▶ [Objective]: From the listing below, restate word for word the lines from the line containing "Generate a Python" down through the line containing "plt.rcParams['font.family'] = ['Liberation". Exclude pictures.
Begin Data
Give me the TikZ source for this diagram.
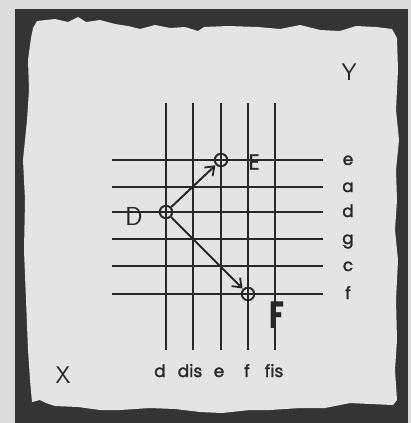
End Data
Begin Data
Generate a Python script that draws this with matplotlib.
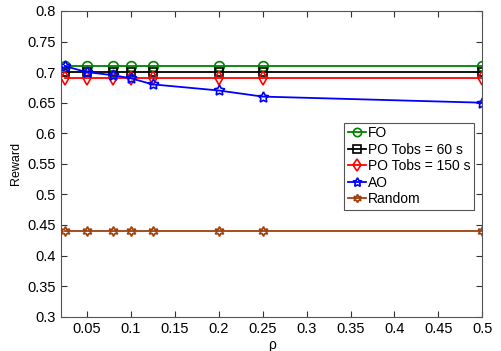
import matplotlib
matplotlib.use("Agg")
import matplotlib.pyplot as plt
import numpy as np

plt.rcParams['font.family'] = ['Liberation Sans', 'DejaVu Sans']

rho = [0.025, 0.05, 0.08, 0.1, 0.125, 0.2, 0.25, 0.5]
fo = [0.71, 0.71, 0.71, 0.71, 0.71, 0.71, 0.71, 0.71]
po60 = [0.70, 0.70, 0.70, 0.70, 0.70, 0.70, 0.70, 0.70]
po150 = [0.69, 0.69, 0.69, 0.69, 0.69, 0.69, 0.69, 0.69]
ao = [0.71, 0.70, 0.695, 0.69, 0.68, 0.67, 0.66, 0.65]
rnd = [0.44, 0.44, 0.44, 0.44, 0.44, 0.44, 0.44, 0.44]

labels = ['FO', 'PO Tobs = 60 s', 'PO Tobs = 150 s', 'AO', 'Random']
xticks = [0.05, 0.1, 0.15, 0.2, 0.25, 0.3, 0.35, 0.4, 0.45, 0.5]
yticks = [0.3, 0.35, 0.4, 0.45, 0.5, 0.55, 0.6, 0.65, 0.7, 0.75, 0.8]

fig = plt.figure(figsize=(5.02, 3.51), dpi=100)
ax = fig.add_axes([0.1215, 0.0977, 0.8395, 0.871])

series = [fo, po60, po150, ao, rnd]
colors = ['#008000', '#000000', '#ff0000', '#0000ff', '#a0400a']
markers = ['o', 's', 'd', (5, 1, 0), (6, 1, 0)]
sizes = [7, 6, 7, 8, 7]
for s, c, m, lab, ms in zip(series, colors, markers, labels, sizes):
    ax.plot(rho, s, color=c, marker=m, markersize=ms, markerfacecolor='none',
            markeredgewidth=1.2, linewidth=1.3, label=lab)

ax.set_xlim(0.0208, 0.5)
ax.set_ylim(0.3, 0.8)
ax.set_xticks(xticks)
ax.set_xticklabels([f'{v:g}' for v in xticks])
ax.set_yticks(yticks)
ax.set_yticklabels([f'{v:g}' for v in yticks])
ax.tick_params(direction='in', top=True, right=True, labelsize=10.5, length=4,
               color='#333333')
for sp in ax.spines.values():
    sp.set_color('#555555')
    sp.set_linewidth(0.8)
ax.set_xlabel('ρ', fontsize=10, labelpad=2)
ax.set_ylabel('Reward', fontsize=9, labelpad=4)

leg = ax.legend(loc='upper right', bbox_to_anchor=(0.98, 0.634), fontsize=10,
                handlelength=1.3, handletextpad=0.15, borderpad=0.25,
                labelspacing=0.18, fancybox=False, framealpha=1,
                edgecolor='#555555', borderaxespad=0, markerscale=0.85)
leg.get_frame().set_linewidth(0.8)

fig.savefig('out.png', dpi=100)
End Data
▶ [Reply to the exercise]:
Generate a Python script that draws this with matplotlib.
import matplotlib
matplotlib.use("Agg")
import matplotlib.pyplot as plt
import numpy as np

plt.rcParams['font.family'] = ['Liberation Sans', 'DejaVu Sans']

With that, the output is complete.